His appeal even argues Pine Rivers Magistrate Trevor Morgan had erred when citing his own motorbike experience. The magistrate had, according to court documents, “expressed doubts about whether the appellant (Mizikovsky) honestly believed that he had not crossed the solid line”.
The police’s defence says Mizikovsky’s appeal lacks merit. The businessman’s wealth also is dyna- mite in corporate fights. Last year, for instance, Mizikovsky questioned the accounting of millions of dollars in software for Collection House.

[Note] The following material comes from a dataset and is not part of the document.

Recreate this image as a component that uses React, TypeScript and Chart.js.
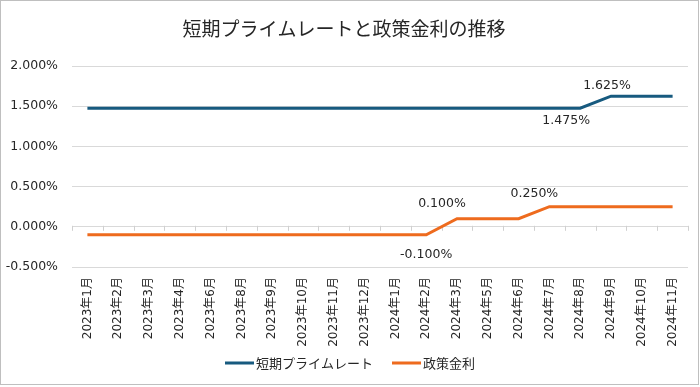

While Collection House rejected his claims, Mizikovsky’s 12 per cent stake helped vote off the board then audit committee head Phil Hennessy and chairman Kerry Daly.
This year, Mizikovsky, again citing the software, wants to remove new chairman Leigh Berkley. Collection House says it’s a smokescreen to put Mizikovsky’s nominees on the board.
Despite last year’s boardroom execution, Daly, who had worked with Mizikovsky for years at Tamawood, says they still get along. “He’s a complex character,” Daly (pictured) says. “But his integrity and honesty is beyond question.” Mizikovsky says he is not ruthless in business. “It’s unfortunate that (with) a lot of boards, it’s about relationships between directors rather than about the business at hand, which is protecting and hopefully growing shareholder investment,” he says.
One of his arguments against Collection House took aim at boardroom’s potential conflict of interest.
But companies in which Mizikovsky has stakes in also have related-party dealings.
In 2012 and 2013, for instance, he bought 53 properties from Tamawood for almost $25.5 million. It dovetailed with Tamawood buying back shares, bringing $27.81 million for Mizikovsky’s stock. Both deals followed shareholder approval and expert reports described them as fair and reasonable.
Mizikovsky rejects comparisons of the alleged Collection House conflict with his own dealings. The home purchases, for example, were because Tamawood was having trouble offloading houses.
“I took one for the shareholders,” he says of that deal. Property records show he still owns many residential properties from then and some that sold were at a loss.
Nowadays, he gets to relax somewhat more. He’s on a cruise in Europe this month and still rides motorbikes, a hobby of two decades.
“It clears my head,” he says. The businessman no doubt often has many things on his mind.